The current contract covers the equivalent of 80,000 GJ of green natural gas and will reduce the distillery’s CO2 emissions by 4,000 tonnes.

Green natural gas includes biogas, the methane collected at landfills, wastewater treatment plants and anaerobic digester sites, and renewable natural gas, which is biogas cleaned up to be chemically identical to the fossil fuel gas flowing through pipelines, says BullFrog Power president, Sean Drygas.

Bullfrog is the “market maker” for green power and energy, buying from generators and selling credits to its customers.

“There’s simply an accounting system set up to match purchases and usage. So the landfill or the wastewater treatment plant captures the gas and puts it into a pipeline. Physically those molecules will be burned by an industrial facility or a residential community nearby.

When Hiram Walker says they want to contract renewable gas, what they’re doing is paying for the credits created when that biogas was put into the pipeline,” says Drygas.

Using green gas is “an easy switch”

The Hiram Walker distillery is the “largest grain-to-glass facility in Canada,” says Dryburgh.

“We have natural gas boilers so using green gas is an easy switchover for us. It does come at a cost: renewable gas does come at quite a significant premium.”

The two parties won’t disclose the price details of the contract, but Drygas says residential green gas customers can pay close to three times the cost of fossil fuel natural gas. Corporate clients pay less because of their bulk purchases, he says.

“Supply is actually quite limited for green natural gas today,” Drygas says. “If you were able to get all the organic material produced in North America today (from landfills and human waste treatment plants) . . . and you were able to capture the gas coming off of that and use it as biogas, it would only address a mid-single digit percentage of the fossil gas we use.”

“A lot of people want it because heat is the next great frontier in the environmental or emission side.”

Drygas says on the electrical side, there is still building-out to do to create a fully renewable grid, but the technology and the cost are in sight.

“When it comes to heat, we’re still at the stage of finding the technology that gets us all the way there.”

The Hiram Walker distillery uses a considerable amount of steam in its process, requiring the type of heat generated by gas.

Hiram Walker reducing carbon footprint

Dryburgh says Hiram Walker will be changing equipment over the next few years to achieve greater efficiency and reduce its carbon footprint.

“We’re looking at how we recover steam from the distillation columns,” he says.

At the moment the firm doesn’t recover that steam.

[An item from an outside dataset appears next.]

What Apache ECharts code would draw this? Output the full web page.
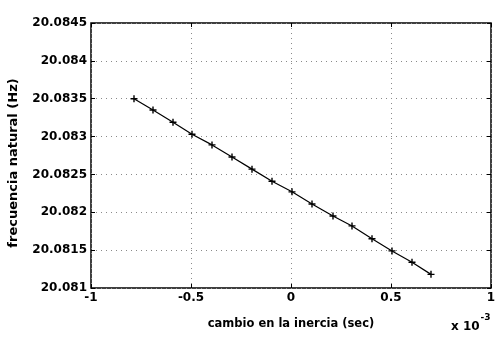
<!DOCTYPE html>
<html>
<head>
<meta charset="utf-8">
<script src="https://cdn.jsdelivr.net/npm/echarts@6/dist/echarts.min.js"></script>
<style>html,body{margin:0;padding:0;background:#fff;}#c{width:504px;height:342px;}</style>
</head>
<body>
<div id="c"></div>
<script>
// x values in units of 1e-3 sec
var inertiaChange = [-0.785, -0.69, -0.59, -0.495, -0.395, -0.295, -0.195, -0.095, 0.005, 0.105, 0.21, 0.305, 0.405, 0.505, 0.605, 0.70];
var naturalFreq = [20.08350, 20.08335, 20.08319, 20.08303, 20.08289, 20.08273, 20.08257, 20.08241, 20.08227, 20.08211, 20.08195, 20.08182, 20.08165, 20.08149, 20.08134, 20.08118];
var xTickLabels = ['-1', '-0.5', '0', '0.5', '1'];
var yTickLabels = ['20.081', '20.0815', '20.082', '20.0825', '20.083', '20.0835', '20.084', '20.0845'];
var xTitle = 'cambio en la inercia (sec)';
var yTitle = 'frecuencia natural (Hz)';

var FONT = 'DejaVu Sans';
var chart = echarts.init(document.getElementById('c'), null, {renderer: 'canvas'});
var data = inertiaChange.map(function (x, i) { return [x, naturalFreq[i]]; });
var gridLine = {show: true, lineStyle: {color: '#8a8a8a', type: [1, 4], width: 1}};
var tick = {show: true, inside: true, length: 4, lineStyle: {color: '#000'}};
chart.setOption({
  animation: false,
  backgroundColor: '#fff',
  grid: {left: 91, right: 13, top: 23, bottom: 54, show: true, borderColor: '#000', borderWidth: 1.5, containLabel: false},
  xAxis: [{
    type: 'value', min: -1, max: 1, interval: 0.5, position: 'bottom',
    axisLine: {show: false, onZero: false},
    axisTick: tick,
    splitLine: gridLine,
    axisLabel: {color: '#000', fontFamily: FONT, fontWeight: 'bold', fontSize: 12, margin: 4,
      formatter: function (v) { return xTickLabels[Math.round((v + 1) / 0.5)]; }},
    name: xTitle, nameLocation: 'middle', nameGap: 30,
    nameTextStyle: {color: '#000', fontFamily: FONT, fontWeight: 'bold', fontSize: 11.5}
  }, {
    type: 'value', min: -1, max: 1, interval: 0.5, position: 'top',
    axisLine: {show: false, onZero: false}, axisLabel: {show: false}, splitLine: {show: false},
    axisTick: tick
  }],
  yAxis: [{
    type: 'value', min: 20.081, max: 20.0845, interval: 0.0005, position: 'left',
    axisLine: {show: false, onZero: false},
    axisTick: tick,
    splitLine: gridLine,
    axisLabel: {color: '#000', fontFamily: FONT, fontWeight: 'bold', fontSize: 12, margin: 4,
      formatter: function (v) { return yTickLabels[Math.round((v - 20.081) / 0.0005)]; }}
  }, {
    type: 'value', min: 20.081, max: 20.0845, interval: 0.0005, position: 'right',
    axisLine: {show: false, onZero: false}, axisLabel: {show: false}, splitLine: {show: false},
    axisTick: tick
  }],
  graphic: [{
    type: 'text', x: 14, y: 163, rotation: Math.PI / 2,
    style: {text: yTitle, fontFamily: FONT, fontWeight: 'bold', fontSize: 13, fill: '#000',
      align: 'center', verticalAlign: 'middle'}
  }, {
    type: 'text', left: 451, top: 313,
    style: {
      text: '{a|x 10}{b|-3}',
      rich: {
        a: {fontFamily: FONT, fontWeight: 'bold', fontSize: 12, fill: '#000', padding: [8, 0, 0, 0]},
        b: {fontFamily: FONT, fontWeight: 'bold', fontSize: 9, fill: '#000', verticalAlign: 'top', padding: [0, 0, 6, 1]}
      }
    }
  }],
  series: [{
    type: 'line', data: data, xAxisIndex: 0, yAxisIndex: 0,
    lineStyle: {color: '#000', width: 1.2},
    symbol: 'path://M4,0H6V4H10V6H6V10H4V6H0V4H4Z', symbolSize: 7,
    itemStyle: {color: '#000'}
  }]
});
</script>
</body>
</html>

The company hopes to eventually use the steam for multiple passes through the system rather than just one.

Hiram Walker is a “grain-to-glass” facility meaning it brings in corn, barley and rye, processes the ingredients, distills and then bottles it. The waste corn husks, shells and water coming out of the distillation columns used to be dried with a steam dryer and shipped out as animal feed.

“That steam dryer is very energy-intensive. We’ve changed our process to eliminate the steam dryer and sell a wetter product to local farmers, rather than shipping all over the globe. So we’re taking trucks off the road and reducing our energy in the drying process.”

Bullfrog provides “high-quality” renewable gas

Hiram Walker chose Bullfrog because of the firm’s reputation and ability to provide some of the volume of renewable gas the distiller is seeking, says Dryburgh.

“We know exactly what we’re purchasing and it’s a high-quality product,” he says.

Toronto-based Bullfrog has been in business since 2005. The firm was bought by Toronto-based Spark Power in 2018.

Drygas says Bullfrog has 1,500 commercial customers and 10,000 residential customers.

“From a volume-of-energy standpoint the ratio would be reversed — commercial customers would be 80 to 90 per cent of the energy piece,” he says.

Drygas says Bullfrog, as a certified B Corporation, is committed to reinvesting some of its earnings into communities, helping grassroot groups across Canada address their energy needs with green power. The firm has about 150 of these projects underway.

Examples include solar panels for a greenhouse community project in a socially disadvantaged area of Halifax, and helping northern indigenous communities replace diesel fuel with solar panel power.